#### TASK INSTRUCTIONS:
Leaving out the pictures, retype the lines from the beginning of the listing through the line containing "const superiorRural = [231.9, 404.4, 616.4, 1108];".

#### DATASET EXCERPT:
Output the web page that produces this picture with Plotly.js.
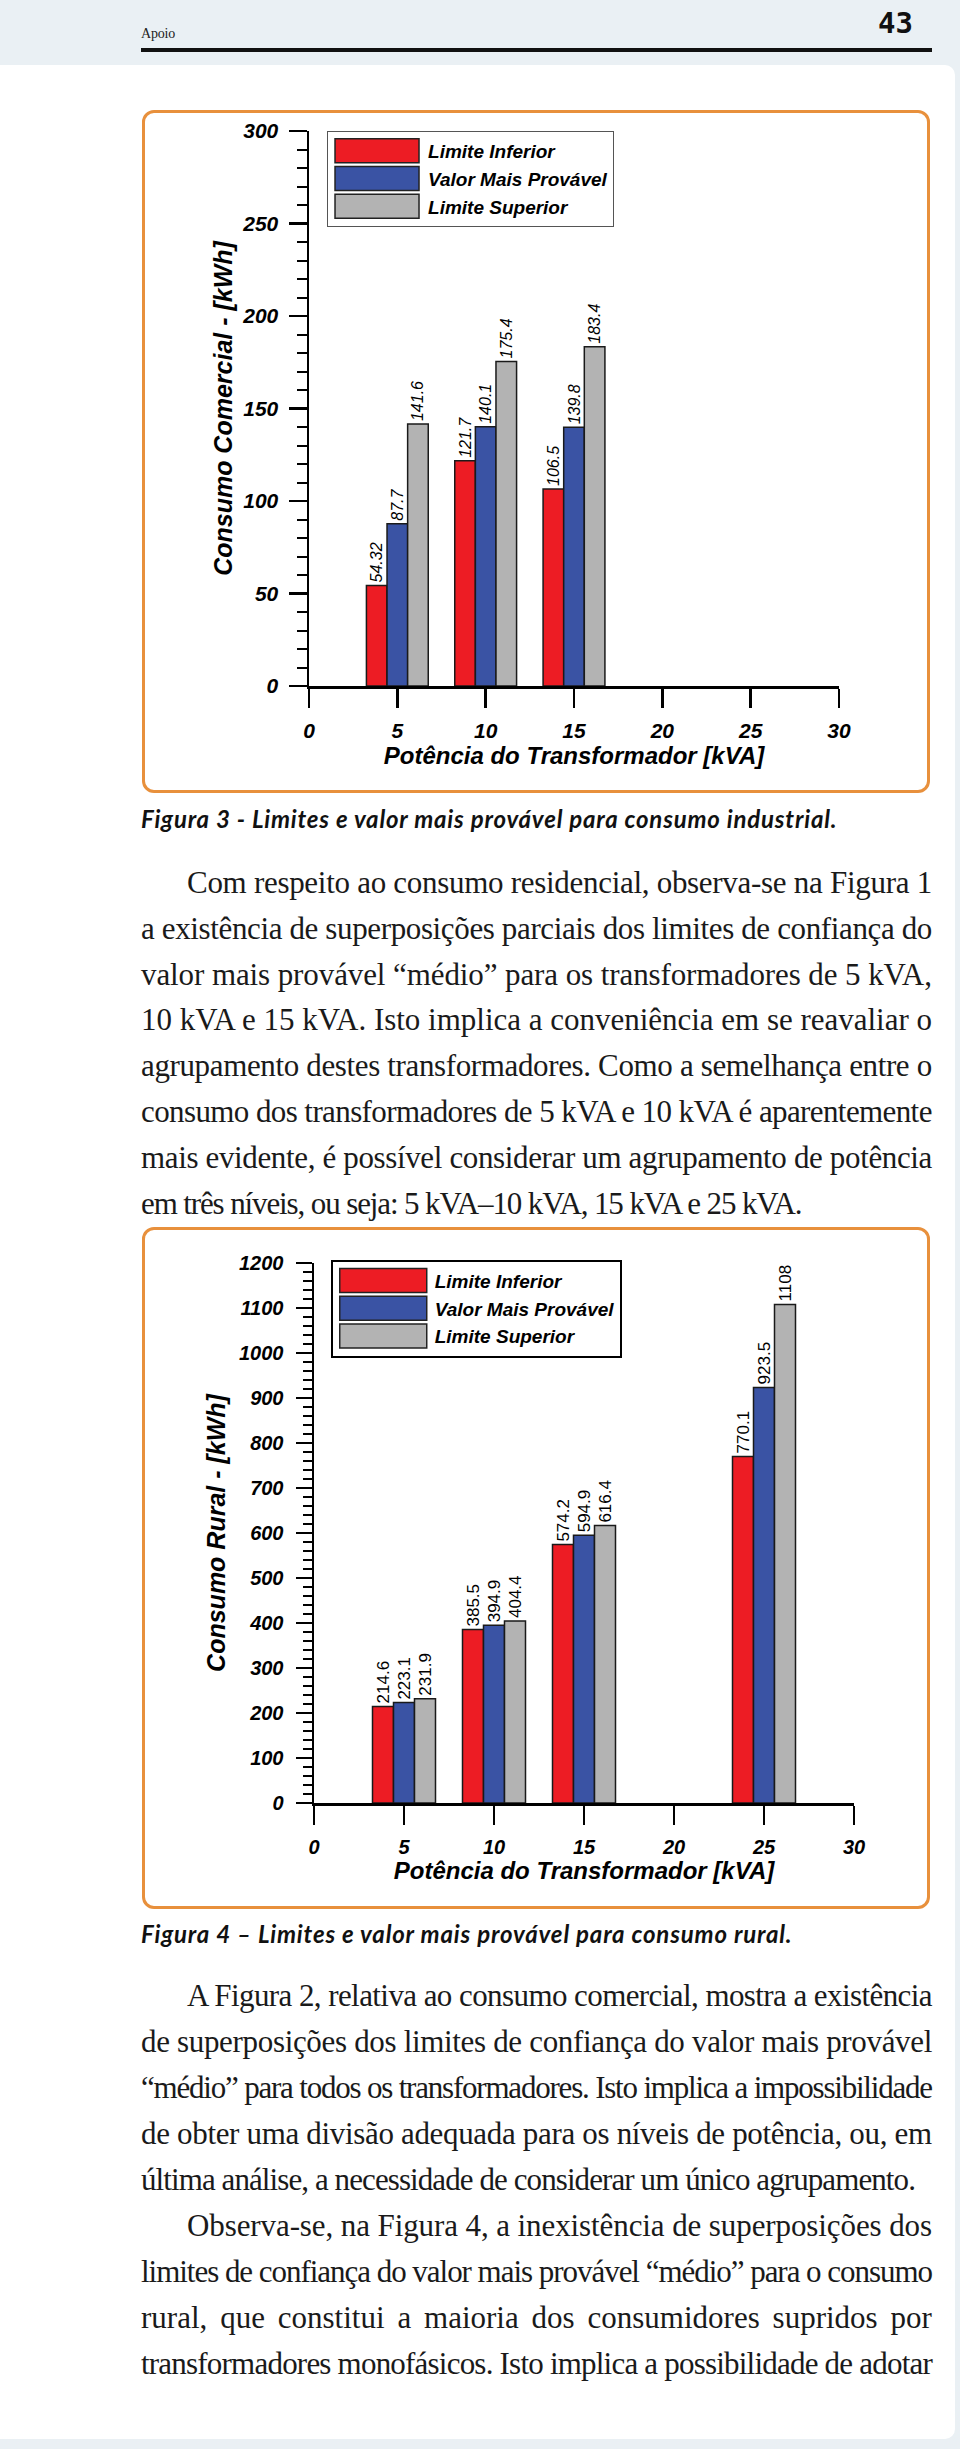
<!DOCTYPE html>
<html>
<head>
<meta charset="utf-8">
<script src="https://cdn.plot.ly/plotly-3.0.1.min.js"></script>
<style>
  html, body { margin:0; padding:0; }
  body { width:960px; height:2449px; background:#eaf0f4; position:relative; overflow:hidden; }
  #page { position:absolute; left:0; top:65px; width:955px; height:2374px; background:#ffffff; border-radius:0 10px 10px 0; }
  .frame { position:absolute; box-sizing:border-box; border:3px solid #e8903c; border-radius:12px; background:#fff; }
  .chart { position:absolute; }
  #txt { position:absolute; left:0; top:0; pointer-events:none; }
</style>
</head>
<body>
<div id="page"></div>
<div class="frame" style="left:142px; top:110px; width:788px; height:683px;"></div>
<div class="frame" style="left:142px; top:1227px; width:788px; height:682px;"></div>
<div id="c1" class="chart" style="left:145px; top:113px; width:782px; height:677px;"></div>
<div id="c2" class="chart" style="left:145px; top:1230px; width:782px; height:676px;"></div>
<svg id="txt" width="960" height="2449" xmlns="http://www.w3.org/2000/svg"></svg>
<script>
// ---------------- DATA ----------------
const seriesNames = ['Limite Inferior', 'Valor Mais Provável', 'Limite Superior'];
const kvaComercial = [5, 10, 15];
const inferiorComercial = [54.32, 121.7, 106.5];
const provavelComercial = [87.7, 140.1, 139.8];
const superiorComercial = [141.6, 175.4, 183.4];

const kvaRural = [5, 10, 15, 25];
const inferiorRural = [214.6, 385.5, 574.2, 770.1];
const provavelRural = [223.1, 394.9, 594.9, 923.5];
const superiorRural = [231.9, 404.4, 616.4, 1108];

const xTickVals = [0, 5, 10, 15, 20, 25, 30];
const xTickText = ['0', '5', '10', '15', '20', '25', '30'];
const yTickVals1 = [0, 50, 100, 150, 200, 250, 300];
const yTickText1 = ['0', '50', '100', '150', '200', '250', '300'];
const yTickVals2 = [0, 100, 200, 300, 400, 500, 600, 700, 800, 900, 1000, 1100, 1200];
const yTickText2 = ['0', '100', '200', '300', '400', '500', '600', '700', '800', '900', '1000', '1100', '1200'];

const barColors = ['#ed1c24', '#3a53a4', '#b3b3b3'];

// ---------------- CHARTS ----------------
const SANS = 'Liberation Sans, Arial, Helvetica, sans-serif';

function makeTraces(x, seriesList, labelFont) {
  return seriesList.map((y, i) => ({
    type: 'bar',
    x: x,
    y: y,
    name: seriesNames[i],
    marker: { color: barColors[i], line: { color: '#1a1a1a', width: 1.5 } },
    text: y.map(v => String(v)),
    textposition: 'outside',
    textangle: -90,
    textfont: labelFont,
    constraintext: 'none',
    cliponaxis: false,
    hoverinfo: 'skip'
  }));
}

function axisBase(tickSize) {
  return {
    showline: true, linecolor: '#000', linewidth: 2.5,
    ticks: 'outside', tickcolor: '#000', tickwidth: 2.5,
    tickfont: { family: SANS, size: tickSize, weight: 'bold', style: 'italic', color: '#000' },
    showgrid: false, zeroline: false, fixedrange: true
  };
}

const layout1 = {
  width: 782, height: 677,
  margin: { l: 164, r: 88, t: 18, b: 104 },
  paper_bgcolor: 'rgba(0,0,0,0)', plot_bgcolor: 'rgba(0,0,0,0)',
  barmode: 'group', bargap: 0.3, bargroupgap: 0,
  font: { family: SANS, color: '#000' },
  xaxis: Object.assign(axisBase(21), {
    range: [0, 30], tickmode: 'array', tickvals: xTickVals, ticktext: xTickText,
    ticklen: 19, ticklabelstandoff: 5,
    title: { text: 'Potência do Transformador [kVA]', font: { family: SANS, size: 24, weight: 'bold', style: 'italic', color: '#000' }, standoff: 2 }
  }),
  yaxis: Object.assign(axisBase(21), {
    range: [0, 300], tickmode: 'array', tickvals: yTickVals1, ticktext: yTickText1,
    ticklen: 18, ticklabelstandoff: 6,
    minor: { tickmode: 'linear', tick0: 0, dtick: 10, ticks: 'outside', ticklen: 10, tickwidth: 2, tickcolor: '#000', showgrid: false },
    title: { text: 'Consumo Comercial - [kWh]', font: { family: SANS, size: 25, weight: 'bold', style: 'italic', color: '#000' }, standoff: 3 }
  }),
  showlegend: true,
  legend: {
    x: 0.034, y: 1.0, xanchor: 'left', yanchor: 'top',
    bgcolor: '#ffffff', bordercolor: '#555555', borderwidth: 1,
    font: { family: SANS, size: 19, weight: 'bold', style: 'italic', color: '#000' },
    itemwidth: 90, traceorder: 'normal', itemclick: false, itemdoubleclick: false
  }
};

const layout2 = {
  width: 782, height: 676,
  margin: { l: 169, r: 73, t: 33, b: 103 },
  paper_bgcolor: 'rgba(0,0,0,0)', plot_bgcolor: 'rgba(0,0,0,0)',
  barmode: 'group', bargap: 0.3, bargroupgap: 0,
  font: { family: SANS, color: '#000' },
  xaxis: Object.assign(axisBase(20), {
    range: [0, 30], tickmode: 'array', tickvals: xTickVals, ticktext: xTickText,
    ticklen: 19, ticklabelstandoff: 5,
    title: { text: 'Potência do Transformador [kVA]', font: { family: SANS, size: 24, weight: 'bold', style: 'italic', color: '#000' }, standoff: 0 }
  }),
  yaxis: Object.assign(axisBase(20), {
    range: [0, 1200], tickmode: 'array', tickvals: yTickVals2, ticktext: yTickText2,
    ticklen: 16, ticklabelstandoff: 8,
    minor: { tickmode: 'linear', tick0: 0, dtick: 20, ticks: 'outside', ticklen: 9, tickwidth: 2, tickcolor: '#000', showgrid: false },
    title: { text: 'Consumo Rural - [kWh]', font: { family: SANS, size: 25, weight: 'bold', style: 'italic', color: '#000' }, standoff: 7 }
  }),
  showlegend: true,
  legend: {
    x: 0.031, y: 1.006, xanchor: 'left', yanchor: 'top',
    bgcolor: '#ffffff', bordercolor: '#000000', borderwidth: 2,
    font: { family: SANS, size: 19, weight: 'bold', style: 'italic', color: '#000' },
    itemwidth: 92, traceorder: 'normal', itemclick: false, itemdoubleclick: false
  }
};

const traces1 = makeTraces(kvaComercial, [inferiorComercial, provavelComercial, superiorComercial],
  { family: SANS, size: 16, style: 'italic', color: '#000' });
const traces2 = makeTraces(kvaRural, [inferiorRural, provavelRural, superiorRural],
  { family: SANS, size: 17, color: '#000' });

function fixLegend(gd, swW, gap) {
  gd.querySelectorAll('.legend .traces').forEach(tr => {
    const txt = tr.querySelector('.legendtext');
    const p = tr.querySelector('.legendpoints path');
    if (!txt || !p) return;
    const tb = txt.getBoundingClientRect();
    const pb = p.getBoundingClientRect();
    const cx = (pb.left + pb.right) / 2;
    const right = tb.left - gap, left = right - swW;
    const l = (left - cx).toFixed(1), r = (right - cx).toFixed(1);
    p.setAttribute('d', 'M' + l + ',-12H' + r + 'V12H' + l + 'Z');
    p.style.strokeWidth = '1.5px';
    p.style.stroke = '#222';
  });
}

const cfg = { displayModeBar: false, staticPlot: true };
Plotly.newPlot('c1', traces1, layout1, cfg).then(gd => fixLegend(gd, 84, 9));
Plotly.newPlot('c2', traces2, layout2, cfg).then(gd => fixLegend(gd, 87, 8));

// ---------------- PAGE TEXT ----------------
const svg = document.getElementById('txt');
const NS = 'http://www.w3.org/2000/svg';
function addText(str, x, y, opts) {
  const t = document.createElementNS(NS, 'text');
  t.setAttribute('x', x); t.setAttribute('y', y);
  t.setAttribute('font-family', opts.family);
  t.setAttribute('font-size', opts.size);
  if (opts.weight) t.setAttribute('font-weight', opts.weight);
  if (opts.style) t.setAttribute('font-style', opts.style);
  if (opts.anchor) t.setAttribute('text-anchor', opts.anchor);
  t.setAttribute('fill', opts.fill || '#111');
  t.textContent = str;
  svg.appendChild(t);
  if (opts.width) {
    const target = opts.width;
    const n = str.length;
    const spaces = (str.match(/ /g) || []).length;
    let w = t.getComputedTextLength();
    if (w > target) {
      let ls = -(w - target) / n;
      t.setAttribute('letter-spacing', ls.toFixed(3));
      w = t.getComputedTextLength();
      if (w > target) { ls -= (w - target) / n + 0.01; t.setAttribute('letter-spacing', ls.toFixed(3)); w = t.getComputedTextLength(); }
    }
    if (w < target - 0.5) {
      if (opts.justify && spaces > 0) {
        t.setAttribute('word-spacing', ((target - w) / spaces - 0.02).toFixed(3));
      } else if (!opts.justify) {
        const cur = parseFloat(t.getAttribute('letter-spacing') || '0');
        t.setAttribute('letter-spacing', (cur + (target - w) / n - 0.01).toFixed(3));
      }
    }
  }
  return t;
}

// header
addText('Apoio', 141, 38, { family: 'Liberation Serif, Times New Roman, serif', size: 14, width: 34, fill: '#222' });
addText('43', 913, 33, { family: 'DejaVu Sans Mono, monospace', size: 29, weight: 'bold', anchor: 'end', fill: '#111' });
const rule = document.createElementNS(NS, 'rect');
rule.setAttribute('x', 141); rule.setAttribute('y', 48); rule.setAttribute('width', 791); rule.setAttribute('height', 4); rule.setAttribute('fill', '#111');
svg.appendChild(rule);

// captions
const CAP = { family: 'Lato, Open Sans, sans-serif', size: 24, weight: 'bold', style: 'italic', fill: '#111' };
addText('Figura 3 - Limites e valor mais provável para consumo industrial.', 141, 828, Object.assign({ width: 697 }, CAP));
addText('Figura 4 – Limites e valor mais provável para consumo rural.', 141, 1943, Object.assign({ width: 652 }, CAP));

// body text
const SERIF = { family: 'Liberation Serif, Times New Roman, serif', size: 31, fill: '#1a1a1a' };
const L = 141, R = 932, IND = 187;
const para1 = [
  'Com respeito ao consumo residencial, observa-se na Figura 1',
  'a existência de superposições parciais dos limites de confiança do',
  'valor mais provável “médio” para os transformadores de 5 kVA,',
  '10 kVA e 15 kVA. Isto implica a conveniência em se reavaliar o',
  'agrupamento destes transformadores. Como a semelhança entre o',
  'consumo dos transformadores de 5 kVA e 10 kVA é aparentemente',
  'mais evidente, é possível considerar um agrupamento de potência',
  'em três níveis, ou seja: 5 kVA–10 kVA, 15 kVA e 25 kVA.'
];
const para2 = [
  'A Figura 2, relativa ao consumo comercial, mostra a existência',
  'de superposições dos limites de confiança do valor mais provável',
  '“médio” para todos os transformadores. Isto implica a impossibilidade',
  'de obter uma divisão adequada para os níveis de potência, ou, em',
  'última análise, a necessidade de considerar um único agrupamento.'
];
const para3 = [
  'Observa-se, na Figura 4, a inexistência de superposições dos',
  'limites de confiança do valor mais provável “médio” para o consumo',
  'rural, que constitui a maioria dos consumidores supridos por',
  'transformadores monofásicos. Isto implica a possibilidade de adotar'
];
function drawPara(lines, y0, step, lastRight, lastJustified) {
  lines.forEach((s, i) => {
    const x = i === 0 ? IND : L;
    const isLast = i === lines.length - 1;
    const right = (isLast && !lastJustified) ? lastRight : R;
    addText(s, x, (y0 + i * step).toFixed(1), Object.assign({ width: right - x, justify: !(isLast && !lastJustified) }, SERIF));
  });
}
drawPara(para1, 893, 45.8, 802, false);
drawPara(para2, 2006, 46, 915, false);
drawPara(para3, 2006 + 5 * 46, 46, R, true);
</script>
</body>
</html>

#### SOLVED EXERCISE:
Output the web page that produces this picture with Plotly.js.
<!DOCTYPE html>
<html>
<head>
<meta charset="utf-8">
<script src="https://cdn.plot.ly/plotly-3.0.1.min.js"></script>
<style>
  html, body { margin:0; padding:0; }
  body { width:960px; height:2449px; background:#eaf0f4; position:relative; overflow:hidden; }
  #page { position:absolute; left:0; top:65px; width:955px; height:2374px; background:#ffffff; border-radius:0 10px 10px 0; }
  .frame { position:absolute; box-sizing:border-box; border:3px solid #e8903c; border-radius:12px; background:#fff; }
  .chart { position:absolute; }
  #txt { position:absolute; left:0; top:0; pointer-events:none; }
</style>
</head>
<body>
<div id="page"></div>
<div class="frame" style="left:142px; top:110px; width:788px; height:683px;"></div>
<div class="frame" style="left:142px; top:1227px; width:788px; height:682px;"></div>
<div id="c1" class="chart" style="left:145px; top:113px; width:782px; height:677px;"></div>
<div id="c2" class="chart" style="left:145px; top:1230px; width:782px; height:676px;"></div>
<svg id="txt" width="960" height="2449" xmlns="http://www.w3.org/2000/svg"></svg>
<script>
// ---------------- DATA ----------------
const seriesNames = ['Limite Inferior', 'Valor Mais Provável', 'Limite Superior'];
const kvaComercial = [5, 10, 15];
const inferiorComercial = [54.32, 121.7, 106.5];
const provavelComercial = [87.7, 140.1, 139.8];
const superiorComercial = [141.6, 175.4, 183.4];

const kvaRural = [5, 10, 15, 25];
const inferiorRural = [214.6, 385.5, 574.2, 770.1];
const provavelRural = [223.1, 394.9, 594.9, 923.5];
const superiorRural = [231.9, 404.4, 616.4, 1108];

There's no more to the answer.